Now, our man Robb isn’t one to stay smug for too long a time. He was gracious, and after the other guy had calmed down, Robb explained to him that the sound of 30 incomming rounds hadn’t done much to impress that watermelon. What had impressed the watermelon was the one aimed shot. Then he gave the guy some instruction on how to properly shoot (without the aid of a bench even!), and let the guy take a few rounds with the venerable old No. 4. I don’t know if the guy let Robb have a go at his Poodle Shooter, but it would have been poor form not to.
As it happens, I had quite the opposite experience on the same day, at my local pub. All of the 100 yard lanes had been roped-off by the game wardens who run the place. I thought
that was pretty rude for a Saturday, particularly since both the range and the rangers are kept going by the state’s coffers. So, I settled in at 50 with my Fazakerly No. 4 Mk 2. I took about a dozen and a half clay birds down range, and stood them up along the backstop.

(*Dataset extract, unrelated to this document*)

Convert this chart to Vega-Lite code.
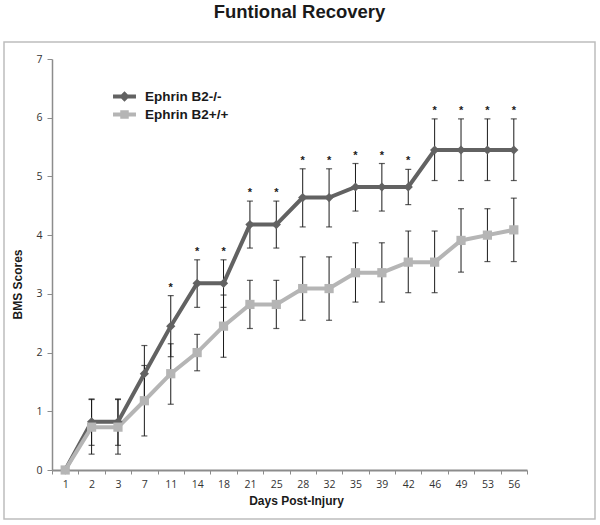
{
  "$schema": "https://vega.github.io/schema/vega-lite/v6.json",
  "width": 591,
  "height": 477,
  "autosize": {"type": "none"},
  "padding": {"left": 4, "top": 42, "right": 5, "bottom": 6},
  "background": "white",
  "title": {
    "text": "Funtional Recovery",
    "font": "Liberation Sans",
    "fontSize": 18.5,
    "fontWeight": "bold",
    "color": "#1a1a1a",
    "anchor": "middle",
    "frame": "group",
    "baseline": "alphabetic",
    "offset": 6
  },
  "config": {
    "view": {"stroke": "#bdbdbd", "strokeWidth": 1.5},
    "axis": {"grid": false}
  },
  "data": {
    "values": [
      {"day": 1, "group": "Ephrin B2-/-", "score": 0, "lo": 0, "hi": 0, "star": false},
      {"day": 2, "group": "Ephrin B2-/-", "score": 0.82, "lo": 0.42, "hi": 1.21, "star": false},
      {"day": 3, "group": "Ephrin B2-/-", "score": 0.82, "lo": 0.42, "hi": 1.21, "star": false},
      {"day": 7, "group": "Ephrin B2-/-", "score": 1.64, "lo": 1.16, "hi": 2.12, "star": false},
      {"day": 11, "group": "Ephrin B2-/-", "score": 2.45, "lo": 1.93, "hi": 2.97, "star": true},
      {"day": 14, "group": "Ephrin B2-/-", "score": 3.18, "lo": 2.77, "hi": 3.58, "star": true},
      {"day": 18, "group": "Ephrin B2-/-", "score": 3.18, "lo": 2.77, "hi": 3.58, "star": true},
      {"day": 21, "group": "Ephrin B2-/-", "score": 4.18, "lo": 3.78, "hi": 4.58, "star": true},
      {"day": 25, "group": "Ephrin B2-/-", "score": 4.18, "lo": 3.78, "hi": 4.58, "star": true},
      {"day": 28, "group": "Ephrin B2-/-", "score": 4.64, "lo": 4.14, "hi": 5.13, "star": true},
      {"day": 32, "group": "Ephrin B2-/-", "score": 4.64, "lo": 4.14, "hi": 5.13, "star": true},
      {"day": 35, "group": "Ephrin B2-/-", "score": 4.82, "lo": 4.41, "hi": 5.22, "star": true},
      {"day": 39, "group": "Ephrin B2-/-", "score": 4.82, "lo": 4.41, "hi": 5.22, "star": true},
      {"day": 42, "group": "Ephrin B2-/-", "score": 4.82, "lo": 4.52, "hi": 5.12, "star": true},
      {"day": 46, "group": "Ephrin B2-/-", "score": 5.45, "lo": 4.93, "hi": 5.98, "star": true},
      {"day": 49, "group": "Ephrin B2-/-", "score": 5.45, "lo": 4.93, "hi": 5.98, "star": true},
      {"day": 53, "group": "Ephrin B2-/-", "score": 5.45, "lo": 4.93, "hi": 5.98, "star": true},
      {"day": 56, "group": "Ephrin B2-/-", "score": 5.45, "lo": 4.93, "hi": 5.98, "star": true},
      {"day": 1, "group": "Ephrin B2+/+", "score": 0, "lo": 0, "hi": 0, "star": false},
      {"day": 2, "group": "Ephrin B2+/+", "score": 0.73, "lo": 0.27, "hi": 1.2, "star": false},
      {"day": 3, "group": "Ephrin B2+/+", "score": 0.73, "lo": 0.27, "hi": 1.2, "star": false},
      {"day": 7, "group": "Ephrin B2+/+", "score": 1.18, "lo": 0.58, "hi": 1.78, "star": false},
      {"day": 11, "group": "Ephrin B2+/+", "score": 1.64, "lo": 1.12, "hi": 2.15, "star": false},
      {"day": 14, "group": "Ephrin B2+/+", "score": 2.0, "lo": 1.69, "hi": 2.31, "star": false},
      {"day": 18, "group": "Ephrin B2+/+", "score": 2.45, "lo": 1.92, "hi": 2.98, "star": false},
      {"day": 21, "group": "Ephrin B2+/+", "score": 2.82, "lo": 2.41, "hi": 3.23, "star": false},
      {"day": 25, "group": "Ephrin B2+/+", "score": 2.82, "lo": 2.41, "hi": 3.23, "star": false},
      {"day": 28, "group": "Ephrin B2+/+", "score": 3.09, "lo": 2.55, "hi": 3.63, "star": false},
      {"day": 32, "group": "Ephrin B2+/+", "score": 3.09, "lo": 2.55, "hi": 3.63, "star": false},
      {"day": 35, "group": "Ephrin B2+/+", "score": 3.36, "lo": 2.86, "hi": 3.87, "star": false},
      {"day": 39, "group": "Ephrin B2+/+", "score": 3.36, "lo": 2.86, "hi": 3.87, "star": false},
      {"day": 42, "group": "Ephrin B2+/+", "score": 3.54, "lo": 3.02, "hi": 4.07, "star": false},
      {"day": 46, "group": "Ephrin B2+/+", "score": 3.54, "lo": 3.02, "hi": 4.07, "star": false},
      {"day": 49, "group": "Ephrin B2+/+", "score": 3.91, "lo": 3.37, "hi": 4.45, "star": false},
      {"day": 53, "group": "Ephrin B2+/+", "score": 4.0, "lo": 3.55, "hi": 4.45, "star": false},
      {"day": 56, "group": "Ephrin B2+/+", "score": 4.09, "lo": 3.55, "hi": 4.63, "star": false}
    ]
  },
  "encoding": {
    "x": {
      "field": "day",
      "type": "ordinal",
      "scale": {"type": "band", "paddingInner": 0, "paddingOuter": 0, "range": [48, 523]},
      "axis": {
        "title": "Days Post-Injury",
        "titleFont": "Liberation Sans",
        "titleFontSize": 12,
        "titleFontWeight": "bold",
        "titleColor": "#1a1a1a",
        "titleX": 292,
        "titlePadding": 6,
        "labelFont": "Open Sans",
        "labelFontSize": 10.5,
        "labelColor": "#333333",
        "labelAngle": 0,
        "labelPadding": 5,
        "tickBand": "extent",
        "tickSize": 4,
        "tickColor": "#8c8c8c",
        "tickWidth": 1,
        "domainColor": "#8c8c8c",
        "domainWidth": 1.8,
        "offset": -49
      }
    },
    "y": {
      "field": "score",
      "type": "quantitative",
      "scale": {"domain": [0, 7], "nice": false, "range": [428, 17]},
      "axis": {
        "title": "BMS Scores",
        "titleFont": "Liberation Sans",
        "titleFontSize": 12,
        "titleFontWeight": "bold",
        "titleColor": "#1a1a1a",
        "titleAngle": -90,
        "titleX": -35,
        "titleY": 242,
        "titleAlign": "center",
        "titleBaseline": "middle",
        "values": [0, 1, 2, 3, 4, 5, 6, 7],
        "format": "d",
        "labelFont": "Open Sans",
        "labelFontSize": 10.5,
        "labelColor": "#333333",
        "labelPadding": 5,
        "tickSize": 5,
        "tickColor": "#8c8c8c",
        "tickWidth": 1,
        "domainColor": "#8c8c8c",
        "domainWidth": 1.5,
        "offset": -48
      }
    }
  },
  "layer": [
    {
      "mark": {"type": "point", "filled": true, "size": 0},
      "encoding": {
        "color": {
          "field": "group",
          "type": "nominal",
          "scale": {"domain": ["Ephrin B2-/-", "Ephrin B2+/+"], "range": ["#626262", "#b5b5b5"]},
          "legend": {
            "title": null,
            "orient": "none",
            "legendX": 112,
            "legendY": 46,
            "padding": 0,
            "rowPadding": 3,
            "symbolSize": 289,
            "symbolStrokeWidth": 0,
            "symbolOpacity": 1,
            "labelFont": "Liberation Sans",
            "labelFontSize": 13.5,
            "labelFontWeight": "bold",
            "labelColor": "#1a1a1a",
            "labelOffset": 12
          }
        },
        "shape": {
          "field": "group",
          "type": "nominal",
          "scale": {
            "domain": ["Ephrin B2-/-", "Ephrin B2+/+"],
            "range": [
              "M-1.35,-0.24H1.35V0.24H-1.35Z M0,-0.62L0.62,0L0,0.62L-0.62,0Z",
              "M-1.35,-0.24H1.35V0.24H-1.35Z M-0.5,-0.5H0.5V0.5H-0.5Z"
            ]
          },
          "legend": {
            "title": null,
            "orient": "none",
            "legendX": 112,
            "legendY": 46,
            "padding": 0,
            "rowPadding": 3,
            "symbolSize": 289,
            "symbolStrokeWidth": 0,
            "symbolOpacity": 1,
            "labelFont": "Liberation Sans",
            "labelFontSize": 13.5,
            "labelFontWeight": "bold",
            "labelColor": "#1a1a1a",
            "labelOffset": 12
          }
        }
      }
    },
    {
      "transform": [{"filter": "datum.hi > datum.lo"}],
      "mark": {"type": "rule", "color": "#1a1a1a", "strokeWidth": 1},
      "encoding": {
        "y": {"field": "lo", "type": "quantitative"},
        "y2": {"field": "hi"}
      }
    },
    {
      "transform": [{"filter": "datum.hi > datum.lo"}],
      "mark": {"type": "tick", "color": "#1a1a1a", "size": 6, "thickness": 1.2, "orient": "horizontal"},
      "encoding": {"y": {"field": "lo", "type": "quantitative"}}
    },
    {
      "transform": [{"filter": "datum.hi > datum.lo"}],
      "mark": {"type": "tick", "color": "#1a1a1a", "size": 6, "thickness": 1.2, "orient": "horizontal"},
      "encoding": {"y": {"field": "hi", "type": "quantitative"}}
    },
    {
      "mark": {"type": "line", "strokeWidth": 4},
      "encoding": {
        "color": {"field": "group", "type": "nominal"}
      }
    },
    {
      "transform": [{"filter": "datum.group === 'Ephrin B2-/-'"}],
      "mark": {"type": "point", "filled": true, "opacity": 1, "size": 85, "shape": "diamond"},
      "encoding": {
        "color": {"field": "group", "type": "nominal"}
      }
    },
    {
      "transform": [{"filter": "datum.group === 'Ephrin B2+/+'"}],
      "mark": {"type": "point", "filled": true, "opacity": 1, "size": 85, "shape": "square"},
      "encoding": {
        "color": {"field": "group", "type": "nominal"}
      }
    },
    {
      "transform": [{"filter": "datum.star"}],
      "mark": {"type": "text", "text": "*", "font": "Liberation Sans", "fontSize": 11, "fontWeight": "bold", "color": "#1a1a1a", "baseline": "alphabetic", "dy": -5},
      "encoding": {"y": {"field": "hi", "type": "quantitative"}}
    }
  ]
}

The range went hot, I loaded five, and popped five consecutive clays. The first round got the attention of three young guys shooting .22’s next to me. They all came over after my fourth shot, and wanted to know what I was shooting. I took shot five, scored, and stood up. We talked for a couple of minutes. It seems that one of the guys had served four years in the USAF, and hadn’t been too happy that during that four years, they only let him fire 80 rounds of caliber 5.56 NATO. He said that he’d had to sell his personal AR-15 for the money, but he had enough left over after getting out of his jam to buy a Ruger 10/22. I told him the truth, that the Ruger 10/22 is a fine rifle, and he should get many good years from it.
He asked me how much I’d payed for my Enfield, and I told him $160. He nearly giggled with glee. He’d payed more than that for the Ruger, and didn’t know he could get such a fine rifle as the Enfield for that cost! I explained the process and priviliges of a Curio and Relic FFL, and then I set the hook. I handed him the Enfield and two rounds. Then, I showed him how to work the flip-up sight. He dropped-down to a perfect sitting position, shouldered the rifle, then made two one-shot-kills against the clay birds. He got up grinning. I let his two friends have a go as well, and I even let them shoot my Kimber.
Everything was good until the guy in camo BDUs and a “Knob Creek Machine Gun Shoot” T-Shirt arrived. That is a story for another day, but I leave a word of warning: Go to every length to avoid people wearing camo at gun ranges.